MATERIAL ▸
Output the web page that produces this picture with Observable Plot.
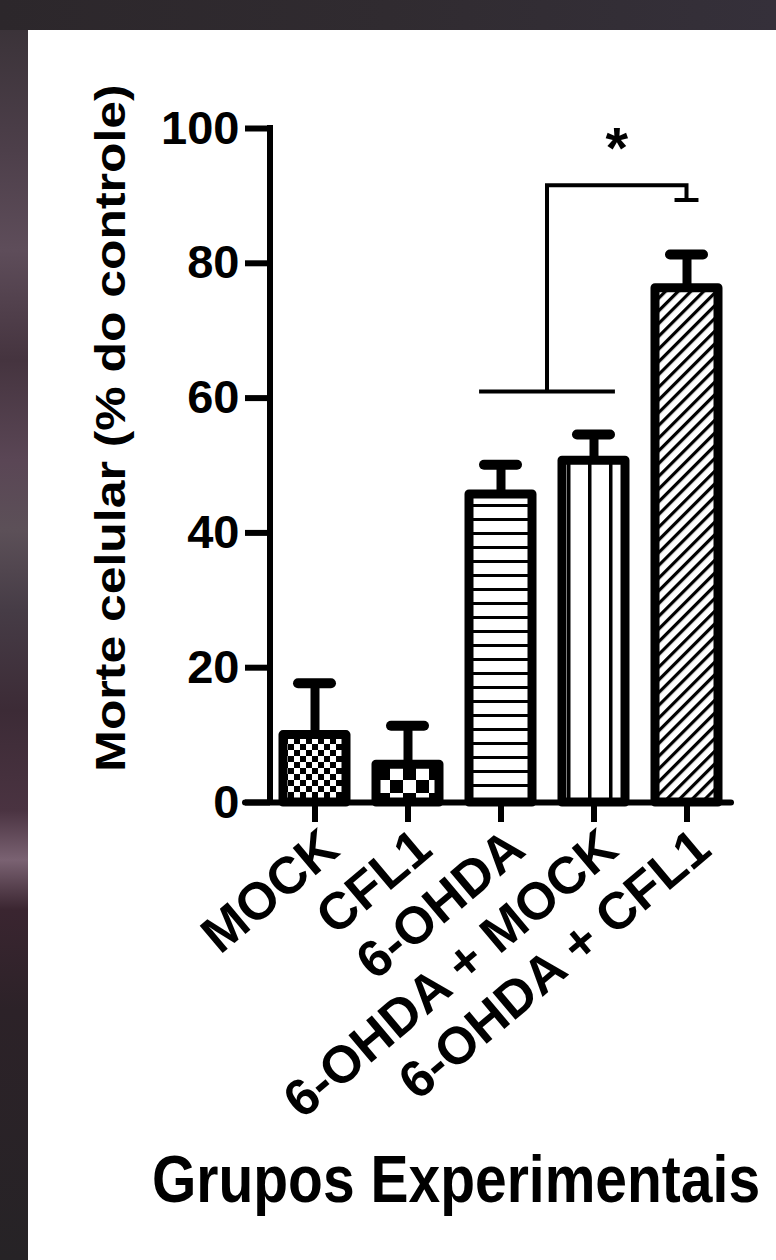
<!DOCTYPE html>
<html>
<head>
<meta charset="utf-8">
<script src="https://cdn.jsdelivr.net/npm/d3@7"></script>
<script src="https://cdn.jsdelivr.net/npm/@observablehq/plot@0.6"></script>
<style>
  html, body { margin: 0; padding: 0; width: 776px; height: 1260px; overflow: hidden; }
  body {
    position: relative;
    background: linear-gradient(90deg, #2c272b 0%, #302b30 50%, #35303a 100%);
    font-family: "Liberation Sans", Arial, sans-serif;
  }
  #leftstrip {
    position: absolute; left: 0; top: 30px; width: 28px; bottom: 0;
    background: linear-gradient(180deg,
      #3b3339 0px, #4d3f4a 120px, #5e4d5a 220px, #45343f 330px, #5a4655 430px,
      #5c5058 500px, #463c46 580px, #3c2b36 680px, #4a3341 780px, #7a6272 830px,
      #3a2530 880px, #2c2228 980px, #262326 1230px);
  }
  #panel { position: absolute; left: 28px; top: 30px; right: 0; bottom: 0; background: #ffffff; }
  #chart { position: absolute; left: 0; top: 0; }
  .ytitle {
    position: absolute; left: 110px; top: 428px; white-space: nowrap;
    font-weight: bold; font-size: 43px; line-height: 1; color: #000;
    transform: translate(-50%, -50%) rotate(-90deg) scaleX(1.16);
  }
  .xtitle {
    position: absolute; left: 456px; top: 1146px; white-space: nowrap;
    font-weight: bold; font-size: 57px; line-height: 57px; color: #000;
    transform-origin: 50% 0; transform: translate(-50%, 0) scaleY(1.17);
  }
</style>
</head>
<body>
<div id="leftstrip"></div>
<div id="panel"></div>
<div id="chart"></div>
<div class="ytitle">Morte celular (% do controle)</div>
<div class="xtitle">Grupos Experimentais</div>
<script>
// ---- data ----
const groups = ["MOCK", "CFL1", "6-OHDA", "6-OHDA + MOCK", "6-OHDA + CFL1"];
const means  = [10.0, 5.6, 45.7, 50.7, 76.3];
const errors = [7.7, 5.8, 4.4, 3.9, 5.0];
const yTicks = [0, 20, 40, 60, 80, 100];
const patternIds = ["pat-fine-check", "pat-coarse-check", "pat-hlines", "pat-vlines", "pat-diag"];

// significance bracket: (6-OHDA, 6-OHDA + MOCK) vs 6-OHDA + CFL1
const sigFrom = ["6-OHDA", "6-OHDA + MOCK"];
const sigTo = "6-OHDA + CFL1";
const sigLow = 60.9;   // lower horizontal bar
const sigTop = 91.5;   // upper horizontal bar
const sigEnd = 89.3;   // end of the right drop
const sigLabel = "*";

const data = groups.map((g, i) => ({
  group: g,
  mean: means[i],
  hi: means[i] + errors[i],
  pattern: `url(#${patternIds[i]})`
}));

// vertical y-axis line drawn through the y scale at the frame's left edge
function yAxisLine(index, scales, values, dims) {
  const y = scales.y;
  const x0 = dims.marginLeft;
  return d3.create("svg:path")
    .attr("fill", "none").attr("stroke", "black").attr("stroke-width", 6)
    .attr("stroke-linecap", "square")
    .attr("d", `M${x0},${y(d3.max(yTicks))}V${y(d3.min(yTicks))}`)
    .node();
}

function sigBracket(index, scales) {
  const x = scales.x, y = scales.y;
  const bw = typeof x.bandwidth === "function" ? x.bandwidth() : 0;
  const cx = (g) => x(g) + bw / 2;
  const xa = cx(sigFrom[0]), xb = cx(sigFrom[1]), xr = cx(sigTo);
  const xm = (xa + xb) / 2;
  const ext = bw * 0.34;
  const g = d3.create("svg:g");
  g.append("path")
    .attr("fill", "none").attr("stroke", "black").attr("stroke-width", 4)
    .attr("d",
      `M${xa - ext},${y(sigLow)}H${xb + ext}` +
      `M${xm},${y(sigLow)}V${y(sigTop)}H${xr}V${y(sigEnd)}` +
      `M${xr - bw * 0.19},${y(sigEnd)}H${xr + bw * 0.19}`);
  g.append("text")
    .attr("x", (xm + xr) / 2).attr("y", y(sigTop) - 17)
    .attr("text-anchor", "middle").attr("font-size", 58).attr("font-weight", "bold")
    .attr("fill", "black")
    .text(sigLabel);
  return g.node();
}

const plot = Plot.plot({
  width: 776,
  height: 1260,
  marginTop: 128,
  marginBottom: 458,
  marginLeft: 270,
  marginRight: 45,
  style: { background: "transparent", fontFamily: "'Liberation Sans', Arial, sans-serif", color: "black", overflow: "visible" },
  x: { domain: groups, paddingInner: 0.32, paddingOuter: 0.132, axis: null },
  y: { domain: [0, 100], axis: null },
  color: { type: "identity" },
  marks: [
    Plot.axisY({ ticks: yTicks, tickSize: 25, tickPadding: 6, strokeWidth: 6, fontSize: 47, fontWeight: "bold", label: null, tickFormat: (d) => String(d) }),
    yAxisLine,
    // x tick marks
    Plot.axisX({ tickSize: 20, strokeWidth: 6, tickFormat: () => "", label: null }),
    // x tick labels (rotated)
    Plot.axisX({ tickSize: 0, tickRotate: -40, tickPadding: 38, fontSize: 52, fontWeight: "bold", label: null, dx: 16 }),
    Plot.ruleY([0], { strokeWidth: 6, insetLeft: -25, strokeLinecap: "round" }),
    Plot.barY(data, { x: "group", y: "mean", fill: "pattern", stroke: "black", strokeWidth: 9, strokeLinejoin: "round" }),
    Plot.ruleX(data, { x: "group", y1: "mean", y2: "hi", stroke: "black", strokeWidth: 9 }),
    Plot.tickY(data, { x: "group", y: "hi", stroke: "black", strokeWidth: 10, strokeLinecap: "round", inset: 15 }),
    sigBracket
  ]
});

// fill patterns
const svg = plot.tagName.toLowerCase() === "svg" ? plot : plot.querySelector("svg");
const defs = d3.select(svg).insert("defs", ":first-child");
function pat(id, w, h, extra) {
  const p = defs.append("pattern").attr("id", id).attr("patternUnits", "userSpaceOnUse")
    .attr("width", w).attr("height", h);
  if (extra) p.attr("patternTransform", extra);
  p.append("rect").attr("width", w).attr("height", h).attr("fill", "white");
  return p;
}
let p = pat("pat-fine-check", 12, 12);
p.append("rect").attr("x", 0).attr("y", 0).attr("width", 6).attr("height", 6).attr("fill", "black");
p.append("rect").attr("x", 6).attr("y", 6).attr("width", 6).attr("height", 6).attr("fill", "black");
p = pat("pat-coarse-check", 26, 26);
p.append("rect").attr("x", 0).attr("y", 0).attr("width", 13).attr("height", 13).attr("fill", "black");
p.append("rect").attr("x", 13).attr("y", 13).attr("width", 13).attr("height", 13).attr("fill", "black");
p = pat("pat-hlines", 10, 14);
p.append("rect").attr("x", 0).attr("y", 0).attr("width", 10).attr("height", 3).attr("fill", "black");
p = pat("pat-vlines", 21, 10);
p.append("rect").attr("x", 0).attr("y", 0).attr("width", 3.5).attr("height", 10).attr("fill", "black");
p = pat("pat-diag", 9, 9, "rotate(45)");
p.append("rect").attr("x", 0).attr("y", 0).attr("width", 3.2).attr("height", 9).attr("fill", "black");

document.getElementById("chart").append(plot);
</script>
</body>
</html>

EXERCISE INSTRUCTIONS ▸
Transcribe all of the material exactly, leaving out whatever pictures it contains.

EXERCISE SOLUTION ▸
Output the web page that produces this picture with Observable Plot.
<!DOCTYPE html>
<html>
<head>
<meta charset="utf-8">
<script src="https://cdn.jsdelivr.net/npm/d3@7"></script>
<script src="https://cdn.jsdelivr.net/npm/@observablehq/plot@0.6"></script>
<style>
  html, body { margin: 0; padding: 0; width: 776px; height: 1260px; overflow: hidden; }
  body {
    position: relative;
    background: linear-gradient(90deg, #2c272b 0%, #302b30 50%, #35303a 100%);
    font-family: "Liberation Sans", Arial, sans-serif;
  }
  #leftstrip {
    position: absolute; left: 0; top: 30px; width: 28px; bottom: 0;
    background: linear-gradient(180deg,
      #3b3339 0px, #4d3f4a 120px, #5e4d5a 220px, #45343f 330px, #5a4655 430px,
      #5c5058 500px, #463c46 580px, #3c2b36 680px, #4a3341 780px, #7a6272 830px,
      #3a2530 880px, #2c2228 980px, #262326 1230px);
  }
  #panel { position: absolute; left: 28px; top: 30px; right: 0; bottom: 0; background: #ffffff; }
  #chart { position: absolute; left: 0; top: 0; }
  .ytitle {
    position: absolute; left: 110px; top: 428px; white-space: nowrap;
    font-weight: bold; font-size: 43px; line-height: 1; color: #000;
    transform: translate(-50%, -50%) rotate(-90deg) scaleX(1.16);
  }
  .xtitle {
    position: absolute; left: 456px; top: 1146px; white-space: nowrap;
    font-weight: bold; font-size: 57px; line-height: 57px; color: #000;
    transform-origin: 50% 0; transform: translate(-50%, 0) scaleY(1.17);
  }
</style>
</head>
<body>
<div id="leftstrip"></div>
<div id="panel"></div>
<div id="chart"></div>
<div class="ytitle">Morte celular (% do controle)</div>
<div class="xtitle">Grupos Experimentais</div>
<script>
// ---- data ----
const groups = ["MOCK", "CFL1", "6-OHDA", "6-OHDA + MOCK", "6-OHDA + CFL1"];
const means  = [10.0, 5.6, 45.7, 50.7, 76.3];
const errors = [7.7, 5.8, 4.4, 3.9, 5.0];
const yTicks = [0, 20, 40, 60, 80, 100];
const patternIds = ["pat-fine-check", "pat-coarse-check", "pat-hlines", "pat-vlines", "pat-diag"];

// significance bracket: (6-OHDA, 6-OHDA + MOCK) vs 6-OHDA + CFL1
const sigFrom = ["6-OHDA", "6-OHDA + MOCK"];
const sigTo = "6-OHDA + CFL1";
const sigLow = 60.9;   // lower horizontal bar
const sigTop = 91.5;   // upper horizontal bar
const sigEnd = 89.3;   // end of the right drop
const sigLabel = "*";

const data = groups.map((g, i) => ({
  group: g,
  mean: means[i],
  hi: means[i] + errors[i],
  pattern: `url(#${patternIds[i]})`
}));

// vertical y-axis line drawn through the y scale at the frame's left edge
function yAxisLine(index, scales, values, dims) {
  const y = scales.y;
  const x0 = dims.marginLeft;
  return d3.create("svg:path")
    .attr("fill", "none").attr("stroke", "black").attr("stroke-width", 6)
    .attr("stroke-linecap", "square")
    .attr("d", `M${x0},${y(d3.max(yTicks))}V${y(d3.min(yTicks))}`)
    .node();
}

function sigBracket(index, scales) {
  const x = scales.x, y = scales.y;
  const bw = typeof x.bandwidth === "function" ? x.bandwidth() : 0;
  const cx = (g) => x(g) + bw / 2;
  const xa = cx(sigFrom[0]), xb = cx(sigFrom[1]), xr = cx(sigTo);
  const xm = (xa + xb) / 2;
  const ext = bw * 0.34;
  const g = d3.create("svg:g");
  g.append("path")
    .attr("fill", "none").attr("stroke", "black").attr("stroke-width", 4)
    .attr("d",
      `M${xa - ext},${y(sigLow)}H${xb + ext}` +
      `M${xm},${y(sigLow)}V${y(sigTop)}H${xr}V${y(sigEnd)}` +
      `M${xr - bw * 0.19},${y(sigEnd)}H${xr + bw * 0.19}`);
  g.append("text")
    .attr("x", (xm + xr) / 2).attr("y", y(sigTop) - 17)
    .attr("text-anchor", "middle").attr("font-size", 58).attr("font-weight", "bold")
    .attr("fill", "black")
    .text(sigLabel);
  return g.node();
}

const plot = Plot.plot({
  width: 776,
  height: 1260,
  marginTop: 128,
  marginBottom: 458,
  marginLeft: 270,
  marginRight: 45,
  style: { background: "transparent", fontFamily: "'Liberation Sans', Arial, sans-serif", color: "black", overflow: "visible" },
  x: { domain: groups, paddingInner: 0.32, paddingOuter: 0.132, axis: null },
  y: { domain: [0, 100], axis: null },
  color: { type: "identity" },
  marks: [
    Plot.axisY({ ticks: yTicks, tickSize: 25, tickPadding: 6, strokeWidth: 6, fontSize: 47, fontWeight: "bold", label: null, tickFormat: (d) => String(d) }),
    yAxisLine,
    // x tick marks
    Plot.axisX({ tickSize: 20, strokeWidth: 6, tickFormat: () => "", label: null }),
    // x tick labels (rotated)
    Plot.axisX({ tickSize: 0, tickRotate: -40, tickPadding: 38, fontSize: 52, fontWeight: "bold", label: null, dx: 16 }),
    Plot.ruleY([0], { strokeWidth: 6, insetLeft: -25, strokeLinecap: "round" }),
    Plot.barY(data, { x: "group", y: "mean", fill: "pattern", stroke: "black", strokeWidth: 9, strokeLinejoin: "round" }),
    Plot.ruleX(data, { x: "group", y1: "mean", y2: "hi", stroke: "black", strokeWidth: 9 }),
    Plot.tickY(data, { x: "group", y: "hi", stroke: "black", strokeWidth: 10, strokeLinecap: "round", inset: 15 }),
    sigBracket
  ]
});

// fill patterns
const svg = plot.tagName.toLowerCase() === "svg" ? plot : plot.querySelector("svg");
const defs = d3.select(svg).insert("defs", ":first-child");
function pat(id, w, h, extra) {
  const p = defs.append("pattern").attr("id", id).attr("patternUnits", "userSpaceOnUse")
    .attr("width", w).attr("height", h);
  if (extra) p.attr("patternTransform", extra);
  p.append("rect").attr("width", w).attr("height", h).attr("fill", "white");
  return p;
}
let p = pat("pat-fine-check", 12, 12);
p.append("rect").attr("x", 0).attr("y", 0).attr("width", 6).attr("height", 6).attr("fill", "black");
p.append("rect").attr("x", 6).attr("y", 6).attr("width", 6).attr("height", 6).attr("fill", "black");
p = pat("pat-coarse-check", 26, 26);
p.append("rect").attr("x", 0).attr("y", 0).attr("width", 13).attr("height", 13).attr("fill", "black");
p.append("rect").attr("x", 13).attr("y", 13).attr("width", 13).attr("height", 13).attr("fill", "black");
p = pat("pat-hlines", 10, 14);
p.append("rect").attr("x", 0).attr("y", 0).attr("width", 10).attr("height", 3).attr("fill", "black");
p = pat("pat-vlines", 21, 10);
p.append("rect").attr("x", 0).attr("y", 0).attr("width", 3.5).attr("height", 10).attr("fill", "black");
p = pat("pat-diag", 9, 9, "rotate(45)");
p.append("rect").attr("x", 0).attr("y", 0).attr("width", 3.2).attr("height", 9).attr("fill", "black");

document.getElementById("chart").append(plot);
</script>
</body>
</html>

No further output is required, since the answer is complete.